Эдвард невольно поежился, передернув плечами под драгоценным для него белым плащом, а Жослен вновь промолчал, глядя на потрескивающее в разведенном костре пламя широко раскрытыми, но пустыми, словно у мертвеца, глазами.

— Старец не посмеет, — ответил Уильям, одновременно с этим пытаясь устроиться так, чтобы холодный шершавый камень за спиной не тревожил рану от стрелы. Старцу Горы не было дела до одной дюжины храмовников, но он знал, что если вздумает убить посланников, то в его крепость может прийти дюжина дюжин. И чудовищная секта убийц, наводящая ужас не только на бедняков, но и на правителей этих земель, будь они хоть христианами, хоть магометанами, прекратит свое существование раз и навсегда.

Старец Горы не решится рисковать столь многим ради одного лишь золота. Во всяком случае, Уильяму хотелось в это верить. Он не мог подвести Магистра еще раз. Он больше никого не мог подвести. А значит…

— Жос.

Тот вздрогнул, не ожидав, что кто-то может к нему обратиться — и, верно, давно решив, что Уильям этого уже не захочет, — поднял на него пустые карие глаза и вдруг медленно, словно во сне, качнул головой.

— Да хватит, Жос, — бросил Уильям, с трудом удержавшись, чтобы не рявкнуть на и без того потерянного, будто полумертвого друга. Или уже не друга? — Не хочешь, не говори, мне до твоих тайн дела нет. Но я не хочу, чтобы…

Жослен качнул головой еще раз, словно вообще его не слышал, и ответил бесцветным голосом:

— Меня зовут Серафин де Гареу.

Ариэль вскинул и тут же опустил остро изогнутые брови — побоялся спугнуть готового открыться собрата, — а вот Эдвард немедленно навострил уши.
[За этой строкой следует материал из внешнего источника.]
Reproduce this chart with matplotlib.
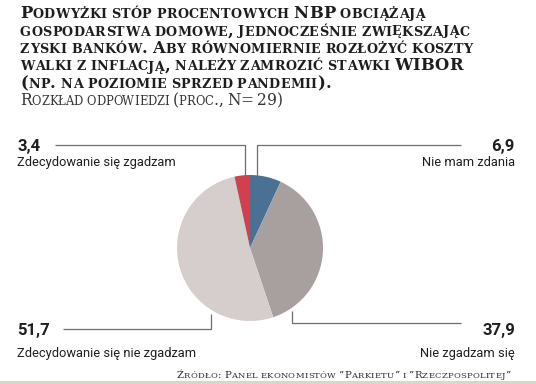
import matplotlib
matplotlib.use("Agg")
import matplotlib.pyplot as plt

# data
labels = ["Nie mam zdania", "Nie zgadzam się", "Zdecydowanie się nie zgadzam", "Zdecydowanie się zgadzam"]
values = [6.9, 37.9, 51.7, 3.4]
value_text = ["6,9", "37,9", "51,7", "3,4"]
colors = ["#4a7094", "#a8a09e", "#d6cecc", "#d0404e"]

title_lines = [
    "Podwyżki stóp procentowych NBP obciążają",
    "gospodarstwa domowe, jednocześnie zwiększając",
    "zyski banków. Aby równomiernie rozłożyć koszty",
    "walki z inflacją, należy zamrozić stawki WIBOR",
    "(np. na poziomie sprzed pandemii).",
]
subtitle = "Rozkład odpowiedzi (proc., N= 29)"
source = "Źródło: Panel ekonomistów \u201dParkietu\u201d i \u201dRzeczpospolitej\u201d"

W, H = 536, 384
fig = plt.figure(figsize=(W / 100, H / 100), dpi=100)
fig.patch.set_facecolor("white")

ov = fig.add_axes([0, 0, 1, 1])
ov.set_xlim(0, W)
ov.set_ylim(H, 0)
ov.axis("off")
renderer = fig.canvas.get_renderer()

SERIF = "DejaVu Serif"
SANS = "Roboto"


def text_width(s, size, weight, family):
    t = ov.text(0, 0, s, fontsize=size, fontweight=weight, family=family)
    w = t.get_window_extent(renderer).width
    t.remove()
    return w


def smallcaps(x, y, s, big, small, weight="bold", color="#222222", ha="left",
              family=SERIF, track=0.0):
    # split into runs: uppercase/digits/punct -> big, lowercase -> small (uppercased)
    runs = []
    for ch in s:
        if ch == " ":
            kind = "space"
        elif ch.islower():
            kind = "small"
        else:
            kind = "big"
        if runs and runs[-1][0] == kind:
            runs[-1][1] += ch
        else:
            runs.append([kind, ch])
    sp = text_width("x x", small, weight, family) - text_width("xx", small, weight, family)
    pieces = []
    cx = 0
    for kind, chunk in runs:
        if kind == "space":
            cx += sp * len(chunk)
            continue
        size = big if kind == "big" else small
        txt = chunk.upper() if kind == "small" else chunk
        for c in txt:
            t = ov.text(cx, y, c, fontsize=size, fontweight=weight, family=family,
                        color=color, va="baseline", ha="left")
            w = t.get_window_extent(renderer).width
            pieces.append((t, cx))
            cx += w + track
    off = x if ha == "left" else x - cx
    for t, px in pieces:
        t.set_x(px + off)


# title
baselines = [18, 35.5, 53, 70.5, 88]
for line, b in zip(title_lines, baselines):
    smallcaps(20, b, line, 11.8, 9.2, weight="bold", color="#1e1e1e", track=0.3)
smallcaps(20, 105, subtitle, 11.2, 8.3, weight="normal", color="#333333", track=0.0)

# source + bottom bar
smallcaps(511, 378, source, 7.3, 6.0, weight="normal", color="#2a2a2a", ha="right", track=0.3)
ov.add_patch(plt.Rectangle((0, 380.5), W, 4, color="#d9d6cc", lw=0))

# pie
cx, cy, r = 250, 248, 73
pax = fig.add_axes([(cx - r) / W, (H - cy - r) / H, 2 * r / W, 2 * r / H])
pax.pie(values, colors=colors, startangle=90, counterclock=False,
        wedgeprops=dict(linewidth=0))
pax.set_xlim(-1, 1)
pax.set_ylim(-1, 1)
pax.set_aspect("equal")

# labels with leader lines (pixel layout)
layout = [
    # value_x, ha, value_y, label_y, leader path
    (515, "right", 151, 166, [(461, 145), (257, 145), (257, 177)]),
    (515, "right", 335, 357, [(461, 323), (292, 323), (292, 311)]),
    (17, "left", 335, 357, [(63, 329), (211, 329), (211, 314)]),
    (17, "left", 151, 166, [(55, 145), (245, 145), (245, 177)]),
]
for lab, vt, (vx, ha, vy, ly, path) in zip(labels, value_text, layout):
    ov.text(vx, vy, vt, fontsize=12, fontweight="bold", family=SANS,
            color="#1e1e1e", ha=ha, va="baseline")
    ov.text(vx, ly, lab, fontsize=9.3, family=SANS, color="#1e1e1e",
            ha=ha, va="baseline")
    xs, ys = zip(*path)
    ov.plot(xs, ys, color="#6e6e6e", lw=0.9, solid_capstyle="butt")

fig.savefig("out.png", dpi=100)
Даже вперед подался, поняв, что сейчас услышит что-то важное и, возможно, постыдное.

Не услышишь, раздраженно подумал Уильям и велел:

— Ступай в караул, сменишь одного из сержантов. Это приказ.
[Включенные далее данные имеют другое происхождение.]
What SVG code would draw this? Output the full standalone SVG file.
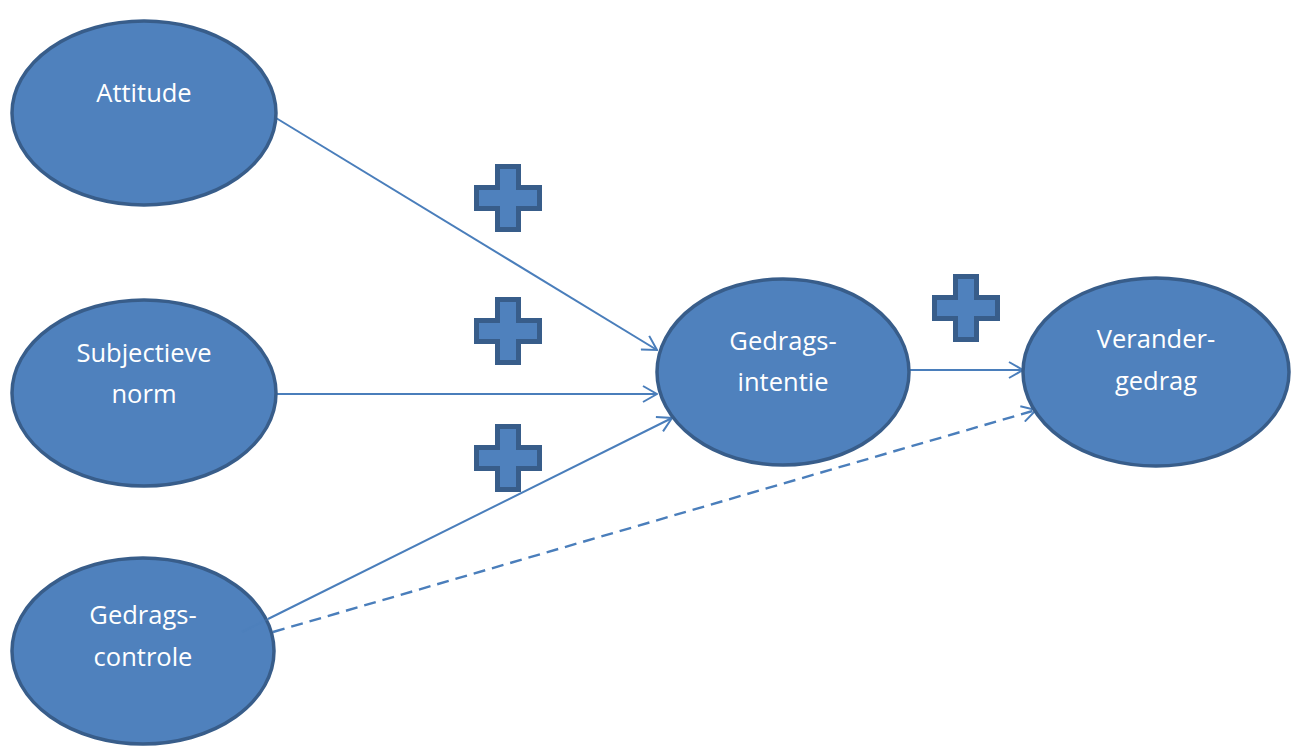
<svg xmlns="http://www.w3.org/2000/svg" width="1296" height="746" viewBox="0 0 1296 746">
  <style>
    .node { fill: #4F81BD; stroke: #385D8A; stroke-width: 3.5; }
    .label { fill: #FFFFFF; font-family: "Open Sans", "Liberation Sans", sans-serif; font-size: 25.5px; text-anchor: middle; }
    .edge { fill: none; stroke: #4A7EBB; stroke-width: 2; }
    .dashed { stroke-width: 2.4; stroke-dasharray: 12 7; }
    .plus { fill: #4F81BD; stroke: #385D8A; stroke-width: 5; stroke-linejoin: miter; }
  </style>
  <defs>
    <marker id="arrow" viewBox="0 0 16 18" refX="15" refY="9" markerWidth="16" markerHeight="18" markerUnits="userSpaceOnUse" orient="auto">
      <path d="M1,1 L15,9 L1,17" fill="none" stroke="#4A7EBB" stroke-width="2"/>
    </marker>
    <path id="plusShape" d="M-10.5,-31.5 H10.5 V-10.5 H31.5 V10.5 H10.5 V31.5 H-10.5 V10.5 H-31.5 V-10.5 H-10.5 Z"/>
  </defs>

  <rect width="1296" height="746" fill="#FFFFFF"/>

  <!-- connectors -->
  <g id="connectors">
    <line class="edge" x1="276" y1="118" x2="657" y2="350" marker-end="url(#arrow)"/>
    <line class="edge" x1="276" y1="394" x2="657" y2="394" marker-end="url(#arrow)"/>
    <line class="edge" x1="268" y1="619" x2="672" y2="418" marker-end="url(#arrow)"/>
    <line class="edge" x1="910" y1="370" x2="1023" y2="370" marker-end="url(#arrow)"/>
    <line class="edge dashed" x1="273" y1="632" x2="1036" y2="410" marker-end="url(#arrow)"/>
  </g>

  <!-- nodes -->
  <g id="attitude">
    <ellipse class="node" cx="144" cy="113" rx="132" ry="92"/>
    <text class="label" x="144" y="102">Attitude</text>
  </g>
  <g id="subjectieve-norm">
    <ellipse class="node" cx="144" cy="393" rx="132" ry="93"/>
    <text class="label" x="144" y="362">Subjectieve</text>
    <text class="label" x="144" y="403">norm</text>
  </g>
  <g id="gedragscontrole">
    <ellipse class="node" cx="143" cy="651" rx="131" ry="93"/>
    <!-- faint start of the connector showing through the node -->
    <line class="edge" x1="242" y1="632" x2="268" y2="619" stroke-opacity="0.35"/>
    <text class="label" x="143" y="624">Gedrags-</text>
    <text class="label" x="143" y="666">controle</text>
  </g>
  <g id="gedragsintentie">
    <ellipse class="node" cx="783" cy="372" rx="126" ry="93"/>
    <text class="label" x="783" y="350">Gedrags-</text>
    <text class="label" x="783" y="391">intentie</text>
  </g>
  <g id="verandergedrag">
    <ellipse class="node" cx="1156" cy="372" rx="133" ry="94"/>
    <text class="label" x="1156" y="348">Verander-</text>
    <text class="label" x="1156" y="390">gedrag</text>
  </g>

  <!-- plus signs -->
  <g id="plus-attitude"><use href="#plusShape" class="plus" transform="translate(508,198)"/></g>
  <g id="plus-norm"><use href="#plusShape" class="plus" transform="translate(508,331)"/></g>
  <g id="plus-controle"><use href="#plusShape" class="plus" transform="translate(508,458)"/></g>
  <g id="plus-intentie"><use href="#plusShape" class="plus" transform="translate(966,308)"/></g>
</svg>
Жослену, может, и было совершенно безразлично, что с ним теперь станет, а вот Уильяму не было, и он не собирался давать Эдварду или кому-либо другому хоть малейшую возможность навредить его друзьям. Пекарский сынок прожег Уильяма недовольным взглядом, но спорить не решился, зная, что другие рыцари при любом раскладе послушают бывшего командора Газы, имевшего репутацию человека чести, а не какого-то простолюдина, носившего белый плащ лишь потому, что в Ордене не хватало рыцарей. Их всегда не хватало, но в последние годы это чувствовалось особенно сильно.

Жослен замкнулся в себе вновь, слепо глядя сквозь потрескивающее рыже-золотистое пламя и, верно, не решаясь заговорить после того, как его почти что перебили, выставив Эдварда в клубящуюся темноту. Уильям посмотрел на него, пытаясь предугадать, как Жослен поведет себя, услышав прямой вопрос, и всё же решился.

— Что произошло? — осторожно спросил он непривычным для него самого мягким и почти вкрадчивым голосом. Жослен вздрогнул еще раз, и ореховые глаза предательски заблестели, отражая золотистые отблески костра.

— Я любил ее.

Уильям едва не выругался. Так это всё из-за женщины? Зачем же надо было скрывать, особенно в последние годы, когда сам Жослен прекрасно знал о Сабине? Но тот на мгновение опустил ресницы, смаргивая поблескивающую золотом влагу, и продолжил сдавленным, надтреснутым голосом, словно его душила невидимая рука.